En la estela de la herencia de doña Thatcher, la Cataluña independiente no tendrá que empeñarse en un catexit porque dejará de pertenecer a la ue apenas desconecte. Los independentistas proclaman en público que no será así, y en alguna medida no les falta razón. Primero, porque en su fuero más íntimo no creen que la independencia vaya a realizarse y de lo que se trata es de acumular fuerzas para conseguir una interlocución directa y paritaria con el gobierno central que revista de cierta solemnidad las mejoras institucionales y económicas que puedan conseguirse. En segundo término, porque la secesión es un estado ambiguo en un mundo del que nadie quiere desconectarse. En Europa, ni los secesionistas ni la unión europea saben cómo manejar la situación porque ambas partes están espantadas por las consecuencias. La prueba está en el mismo brexit. A estas alturas, ni Londres ni Bruselas han adoptado ninguna medida significativa que pueda identificarse como una consecuencia de la separación del Reino Unido, como recuerda Quirón en su comentario.
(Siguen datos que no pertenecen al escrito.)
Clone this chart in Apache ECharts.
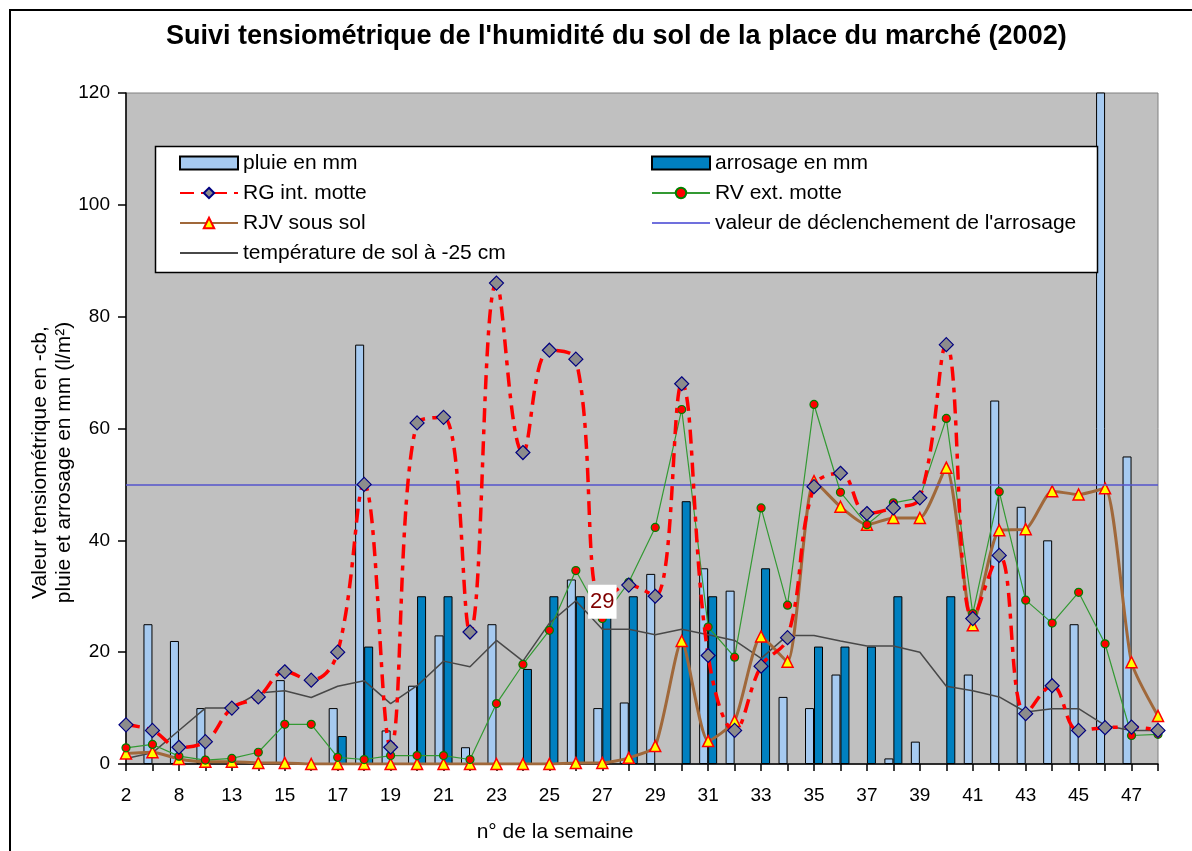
<!DOCTYPE html>
<html>
<head>
<meta charset="utf-8">
<style>
  html, body { margin: 0; padding: 0; background: #fff; }
  #chart { width: 1192px; height: 851px; }
</style>
<script src="https://cdn.jsdelivr.net/npm/echarts@6/dist/echarts.min.js"></script>
</head>
<body>
<div id="chart"></div>
<script>
// semaines (les libellés 5 et 10 sont masqués par l'intervalle d'étiquettes)
const semaines = ['2', '5', '8', '10', '13', '14', '15', '16', '17', '18', '19', '20', '21', '22', '23', '24', '25', '26', '27', '28',
  '29', '30', '31', '32', '33', '34', '35', '36', '37', '38', '39', '40', '41', '42', '43', '44', '45', '46', '47', '48']

const pluie = [null, 25, 22, 10, null, null, 15, null, 10, 75, 6, 14, 23, 3, 25, null, null, 33, 10, 11,
  34, null, 35, 31, null, 12, 10, 16, null, 1, 4, null, 16, 65, 46, 40, 25, 130, 55, null]
const arrosage = [null, null, null, null, null, null, null, null, 5, 21, null, 30, 30, null, null, 17, 30, 30, 30, 30,
  null, 47, 30, null, 35, null, 21, 21, 21, 30, null, 30, null, null, null, null, null, null, null, null]

const rgIntMotte = [7, 6, 3, 4, 10, 12, 16.5, 15, 20, 50, 3, 61, 62, 23.6, 86, 55.7, 74, 72.4, 29, 32,
  30, 68, 19.4, 6, 17.5, 22.6, 49.6, 52, 44.8, 45.8, 47.6, 75, 26, 37.3, 9, 14, 6, 6.5, 6.6, 6]
const rvExtMotte = [2.9, 3.5, 1.4, 0.7, 1, 2.1, 7.1, 7.1, 1.2, 0.8, 1.5, 1.5, 1.5, 0.8, 10.8, 17.8, 23.9, 34.6, 26, 32.5,
  42.3, 63.4, 24.5, 19.1, 45.8, 28.4, 64.3, 48.6, 42.8, 46.7, 47.6, 61.8, 26.9, 48.7, 29.3, 25.2, 30.7, 21.5, 5.1, 5.3]
const rjvSousSol = [1.9, 2.1, 0.9, 0.4, 0.4, 0.2, 0.2, 0, 0, 0, 0, 0, 0, 0, 0, 0, 0, 0.2, 0.2, 1.1,
  3.2, 22, 4.1, 7.7, 22.8, 18.3, 50.6, 46, 42.8, 44, 44, 53, 24.8, 41.8, 42, 48.8, 48.2, 49.3, 18.2, 8.6]
const tempSol = [1, 2, 6, 10, 10, 12.7, 13.1, 11.9, 13.9, 14.9, 10.8, 14, 18.4, 17.4, 22.1, 18.4, 25.2, 29.2, 24.1, 24.1,
  23.1, 24.1, 23.1, 22.1, 18.9, 23, 23, 22, 21.1, 21.1, 20, 13.9, 13.1, 12, 9.3, 9.9, 9.9, 6.9, 6, 6]

const seuilArrosage = 50
const indexEtiquette = 18 // semaine 27, valeur affichée

const police = "'Liberation Sans', Arial, sans-serif"

const chart = echarts.init(document.getElementById('chart'))

const rgData = rgIntMotte.map((v, i) => i === indexEtiquette
  ? {
      value: v,
      symbolSize: 0,
      label: {
        show: true,
        position: 'inside',
        formatter: '{c}',
        color: '#800000',
        fontSize: 22,
        fontFamily: police,
        backgroundColor: '#ffffff',
        padding: [6, 2, 6, 2]
      }
    }
  : v)

const legendeTexte = { fontSize: 21, fontFamily: police, color: '#000', lineHeight: 30, height: 30 }

chart.setOption({
  animation: false,
  backgroundColor: '#ffffff',
  textStyle: { fontFamily: police, color: '#000' },
  title: {
    text: "Suivi tensiométrique de l'humidité du sol de la place du marché (2002)",
    left: 161,
    top: 18,
    textStyle: { fontSize: 27, fontWeight: 'bold', fontFamily: police, color: '#000' }
  },
  graphic: [
    {
      // cadre extérieur
      type: 'rect',
      z: -1,
      shape: { x: 10, y: 10, width: 1200, height: 900 },
      style: { fill: 'none', stroke: '#000', lineWidth: 2 }
    },
    {
      // boîte de la légende
      type: 'rect',
      z: 5,
      shape: { x: 155.5, y: 146.5, width: 942, height: 126 },
      style: { fill: '#fff', stroke: '#000', lineWidth: 1.5 }
    }
  ],
  legend: [
    {
      z: 10,
      orient: 'vertical',
      left: 179,
      top: 148,
      padding: 0,
      itemGap: 0,
      itemWidth: 58,
      itemHeight: 13,
      textStyle: legendeTexte,
      data: [
        { name: 'pluie en mm', icon: 'rect' },
        'RG int. motte',
        'RJV sous sol',
        { name: 'température de sol à -25 cm', itemStyle: { opacity: 0 } }
      ]
    },
    {
      z: 10,
      orient: 'vertical',
      left: 651,
      top: 148,
      padding: 0,
      itemGap: 0,
      itemWidth: 58,
      itemHeight: 13,
      textStyle: legendeTexte,
      data: [
        { name: 'arrosage en mm', icon: 'rect' },
        'RV ext. motte',
        { name: "valeur de déclenchement de l'arrosage", itemStyle: { opacity: 0 } }
      ]
    }
  ],
  grid: {
    left: 126,
    right: 34,
    top: 93,
    bottom: 87,
    show: true,
    backgroundColor: '#c0c0c0',
    borderColor: '#808080',
    borderWidth: 1
  },
  xAxis: {
    type: 'category',
    data: semaines,
    boundaryGap: false,
    name: 'n° de la semaine',
    nameLocation: 'middle',
    nameGap: 58,
    nameMoveOverlap: false,
    nameTextStyle: { fontSize: 21, fontFamily: police, color: '#000', padding: [0, 174, 0, 0] },
    axisLine: { lineStyle: { color: '#000', width: 1.5 } },
    axisTick: { show: true, alignWithLabel: true, interval: 0, length: 7, lineStyle: { color: '#000', width: 1.5 } },
    axisLabel: { interval: 1, fontSize: 19, color: '#000', margin: 22, fontFamily: police },
    splitLine: { show: false }
  },
  yAxis: {
    type: 'value',
    min: 0,
    max: 120,
    interval: 20,
    name: 'Valeur tensiométrique en -cb,\npluie et arrosage en mm (l/m²)',
    nameLocation: 'middle',
    nameRotate: 90,
    nameGap: 50,
    nameMoveOverlap: false,
    nameTextStyle: { fontSize: 21, fontFamily: police, color: '#000', lineHeight: 24, padding: [0, 68, 0, 0] },
    axisLine: { show: true, lineStyle: { color: '#000', width: 1.5 } },
    axisTick: { show: true, length: 8, lineStyle: { color: '#000', width: 1.5 } },
    axisLabel: { fontSize: 19, color: '#000', margin: 16, fontFamily: police },
    splitLine: { show: false }
  },
  series: [
    {
      name: 'pluie en mm',
      type: 'bar',
      data: pluie,
      barWidth: 9,
      barGap: '0%',
      itemStyle: { color: '#a6caf0', borderColor: '#000', borderWidth: 1 }
    },
    {
      name: 'arrosage en mm',
      type: 'bar',
      data: arrosage,
      barWidth: 9,
      barGap: '0%',
      itemStyle: { color: '#0080c0', borderColor: '#000', borderWidth: 1 }
    },
    {
      name: 'température de sol à -25 cm',
      type: 'line',
      data: tempSol,
      symbol: 'none',
      z: 3,
      lineStyle: { color: '#484848', width: 1.5 },
      itemStyle: { color: '#484848' }
    },
    {
      name: "valeur de déclenchement de l'arrosage",
      type: 'line',
      data: [],
      symbol: 'none',
      z: 3,
      lineStyle: { color: '#7070dd', width: 2 },
      itemStyle: { color: '#7070dd' },
      markLine: {
        silent: true,
        symbol: 'none',
        label: { show: false },
        lineStyle: { color: '#5555cc', width: 1.5, type: 'solid' },
        data: [{ yAxis: seuilArrosage }]
      }
    },
    {
      name: 'RJV sous sol',
      type: 'line',
      data: rjvSousSol,
      smooth: 0.2,
      symbol: 'triangle',
      symbolSize: 11,
      z: 4,
      lineStyle: { color: '#a0683a', width: 3 },
      itemStyle: { color: '#ffff00', borderColor: '#ff0000', borderWidth: 1.5 }
    },
    {
      name: 'RV ext. motte',
      type: 'line',
      data: rvExtMotte,
      symbol: 'circle',
      symbolSize: 8,
      z: 5,
      lineStyle: { color: '#339933', width: 1.2 },
      itemStyle: { color: '#ff0000', borderColor: '#008000', borderWidth: 1.2 }
    },
    {
      name: 'RG int. motte',
      type: 'line',
      data: rgData,
      smooth: 0.4,
      symbol: 'diamond',
      symbolSize: 14,
      z: 6,
      lineStyle: { color: '#ff0000', width: 3.5, type: [14, 7, 5, 7] },
      itemStyle: { color: '#8c8c8c', borderColor: '#000080', borderWidth: 1.2 }
    }
  ]
})
</script>
</body>
</html>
Los británicos no viven peor ahora que antes del referéndum y podemos dar fe de que los demás europeos tampoco vivimos mejor. La llamada unión europea ha dejado de ser la materialización de un sueño político audaz y cargado de esperanza para convertirse en una maquinaria de gestión de políticas económicas que acrecientan la desigualdad, el miedo y la reacción. Quizás no sea casualidad que al frente del tinglado esté una canciller de hierro de un país pródigo en ellos, con las consecuencias sabidas para el resto de Europa. Intentar salir o entrar en este laberinto mediante la apelación sentimental al espíritu nacional y la aplicación técnica de un referéndum es un disparate inútil.

El referéndum es una herramienta política que goza de un extraño y exagerado prestigio derivado del descrédito de las instituciones representativas, consecuencia de que el verdadero poder sobre el destino de los individuos ya no radica en los parlamentos elegidos por los ciudadanos sino en una especie de walhalla al que llamamos los mercados. Los referendos son iniciativas típicamente populistas, por usar una palabreja de moda, y algo más: los que nos hemos criado bajo una dictadura, sabemos que son un fraude, ya sea por su falta de legitimidad, por su organización coactiva o por su carencia de consecuencias reales. Esta apreciación no cambia porque sean convocados por regímenes democráticos.

A modo de epílogo

Una cierta perplejidad por la hybris que parece haberse apoderado de Cataluña embarga a la gente de nuestra generación, los progres de los setenta, que aprendimos a cantar a la libertad en las canciones de Raimon y de los cantautores de els setze jutges, y más tarde apreciamos el dinamismo político, cívico y cultural de un territorio y de un paisanaje que entonces representaban sin duda la vanguardia del país y su más estimulante promesa de futuro. Esta afección sentimental carecía de cualquier cariz patriótico,  catalán o español. Creo que lo que nos gustaba de Cataluña era el hecho de que fuera un país o una nación sin estado, y a pesar de ello, vivaz, pujante y, hasta donde recuerdo, divertida. Pero, en fin, habremos de suponer que este estado melancólico por los acontecimiento de la actualidad hay que imputarlo al hecho incontrovertible de que nuestra época ya ha pasado y lo que venga desde ahora no debe quitarnos el sueño, que bastante huidizo es sin falta de añadir más estímulos a la vigilia.